I speak often about the importance of an interview being a two-way street. This not only means that you need to be interviewing the company as they are you, but that the company needs to sell themselves to you, as you are selling yourself to them. If the interviewer doesn’t have those sales skills, you need to elicit the information.
Interviewers who ramble on and on ad nauseum about the company need to be re-directed before you begin snoring. Interviewers who don’t have the ability to speak about the company or the position should be prompted with your questions.

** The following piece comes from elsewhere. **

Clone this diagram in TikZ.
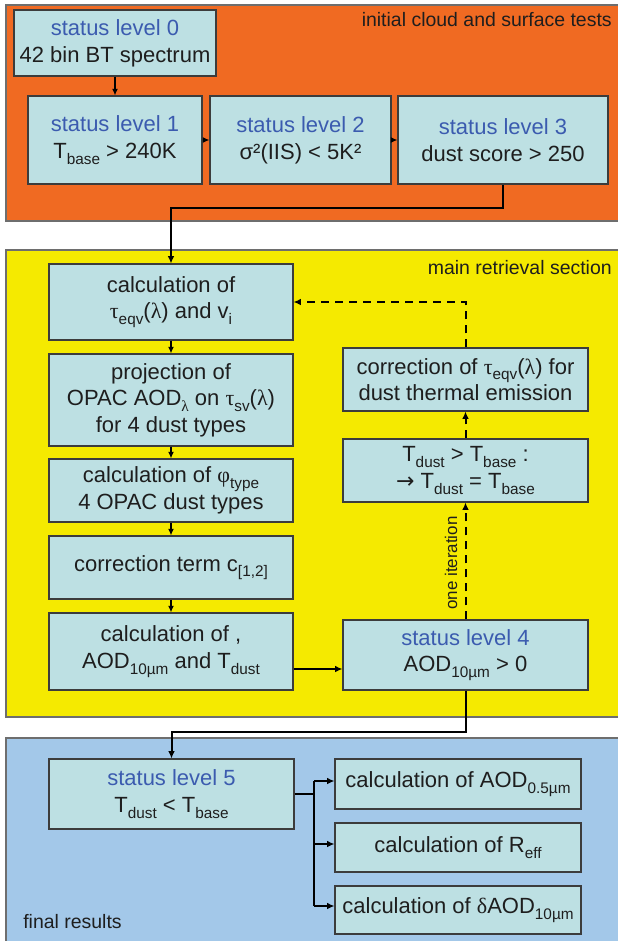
\documentclass[tikz,border=0pt]{standalone}
\usepackage{fontspec}
\setmainfont{Liberation Sans}
\newfontfamily\grkfont{Liberation Serif}
\newfontfamily\arrfont{DejaVu Sans}
\usetikzlibrary{arrows.meta}
\definecolor{orangebg}{RGB}{240,106,34}
\definecolor{yellowbg}{RGB}{245,234,0}
\definecolor{bluebg}{RGB}{163,200,233}
\definecolor{boxfill}{RGB}{189,224,227}
\definecolor{boxline}{RGB}{60,60,60}
\definecolor{secline}{RGB}{110,110,110}
\definecolor{statusblue}{RGB}{59,91,175}
\definecolor{txt}{RGB}{30,30,30}
\newcommand\sbx[1]{\raisebox{-4.2pt}{\fontsize{11.5pt}{12pt}\selectfont #1}}
\newcommand\gk[1]{{\grkfont #1}}
\newcommand\stl[1]{{\color{statusblue}#1}}
\begin{document}
\begin{tikzpicture}[x=0.75pt,y=-0.75pt,
  section/.style={draw=secline,line width=1pt},
  bx/.style 2 args={draw=boxline,fill=boxfill,line width=0.8pt,inner sep=0pt,
    align=center,text=txt,minimum width=#1*0.75pt,minimum height=#2*0.75pt,
    font=\fontsize{16.5pt}{20pt}\selectfont},
  sectlabel/.style={text=txt,inner sep=0pt,font=\fontsize{14.6pt}{16pt}\selectfont},
  small/.style={line width=1.1pt,-{Latex[length=5pt,width=4.5pt]}},
  conn/.style={line width=1.5pt,-{Latex[length=5.5pt,width=5pt]}},
  plainconn/.style={line width=1.5pt},
  dconn/.style={line width=1.5pt,dash pattern=on 6pt off 4.5pt,-{Latex[length=5.5pt,width=5pt]}}]
\useasboundingbox (0,0) rectangle (617,941);
\fill[white] (0,0) rectangle (617,941);
% sections
\draw[section,fill=orangebg] (6,5) rectangle (630,221);
\draw[section,fill=yellowbg] (6,250) rectangle (630,717);
\draw[section,fill=bluebg] (6,738) rectangle (630,950);
\node[sectlabel,anchor=east] (lab1) at (612,20) {initial cloud and surface tests};
\node[sectlabel,anchor=east] (lab2) at (612,268) {main retrieval section};
\node[sectlabel,anchor=west] (lab3) at (23,922) {final results};
% top boxes
\node[bx={202}{66}] (L0) at (115,43) {\stl{status level 0}\\42 bin BT spectrum};
\node[bx={174}{88}] (L1) at (115,140) {\stl{status level 1}\\T\sbx{base} > 240K};
\node[bx={181}{88}] (L2) at (300.5,140) {\stl{status level 2}\\σ²(IIS) < 5K²};
\node[bx={210}{88}] (L3) at (503,140) {\stl{status level 3}\\dust score > 250};
% main boxes
\node[bx={244}{76}] (calc1) at (171,302) {calculation of\\\gk{τ}\sbx{eqv}(\gk{λ}) and v\sbx{i}};
\node[bx={244}{92}] (proj) at (171,400) {projection of\\OPAC AOD\sbx{\gk{λ}} on \gk{τ}\sbx{sv}(\gk{λ})\\for 4 dust types};
\node[bx={244}{63}] (phi) at (171,490.5) {calculation of \gk{φ}\sbx{type}\\4 OPAC dust types};
\node[bx={244}{63}] (corr) at (171,567.5) {correction term c\sbx{[1,2]}};
\node[bx={244}{77}] (caod) at (171,651.5) {calculation of ,\\AOD\sbx{10µm} and T\sbx{dust}};
\node[bx={245}{63}] (therm) at (465.5,379.5) {correction of \gk{τ}\sbx{eqv}(\gk{λ}) for\\dust thermal emission};
\node[bx={245}{63}] (tdust) at (465.5,470.5) {T\sbx{dust} > T\sbx{base} :\\{\arrfont →} T\sbx{dust} = T\sbx{base}};
\node[bx={245}{70}] (s4) at (465.5,655) {\stl{status level 4}\\AOD\sbx{10µm} > 0};
% final boxes
\node[bx={245}{70}] (s5) at (171.5,794) {\stl{status level 5}\\T\sbx{dust} < T\sbx{base}};
\node[bx={246}{50}] (r1) at (458,784) {calculation of AOD\sbx{0.5µm}};
\node[bx={246}{49}] (r2) at (458,847.5) {calculation of R\sbx{eff}};
\node[bx={246}{48}] (r3) at (458,910) {calculation of \gk{δ}AOD\sbx{10µm}};
% connectors top
\draw[small] (L0.south) -- (L1.north);
\draw[small] (L1.east) -- (L2.west);
\draw[small] (L2.east) -- (L3.west);
\draw[conn] (L3.south) -- ++(0,23) -| (calc1.north);
% main
\draw[small] (calc1.south) -- (proj.north);
\draw[small] (proj.south) -- (phi.north);
\draw[small] (phi.south) -- (corr.north);
\draw[small] (corr.south) -- (caod.north);
\draw[conn] (caod.east |- 0,669) -- (s4.west |- 0,669);
\draw[dconn] (s4.north) -- (tdust.south);
\node[sectlabel,rotate=90,font=\fontsize{12.7pt}{13pt}\selectfont] (iter) at (451,563) {one iteration};
\draw[dconn] (tdust.north) -- (therm.south);
\draw[dconn] (therm.north) |- (calc1.east);
\draw[conn] (s4.south) -- ++(0,41) -| (s5.north);
% final branch
\coordinate (b1) at (314,781);
\coordinate (b2) at (314,844);
\coordinate (b3) at (314,906);
\draw[plainconn] (s5.east) -- (s5.east -| b1);
\draw[plainconn] (b1) -- (b3);
\draw[conn] (b1) -- (b1 -| r1.west);
\draw[conn] (b2) -- (b2 -| r2.west);
\draw[conn] (b3) -- (b3 -| r3.west);
\end{tikzpicture}
\end{document}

Interviewers who are unprepared, or perhaps even forgot about their appointment with you, must be briefed –by you — on your background, because they probably don’t remember your resume.
Lots of holes and awkward pauses in the conversation? If the interviewer doesn’t have the sense (or ability) to ask you what your skills are or why you’d be a great choice for the company, speak up and tell him. Toot your own horn. “I’d like to tell you about the time I put a winning proposal together under a stiff deadline, since the job we’re speaking of is also very deadline oriented.” That doesn’t mean talk non-stop, but it does mean don’t sit there and be uncomfortably silent for long periods of time.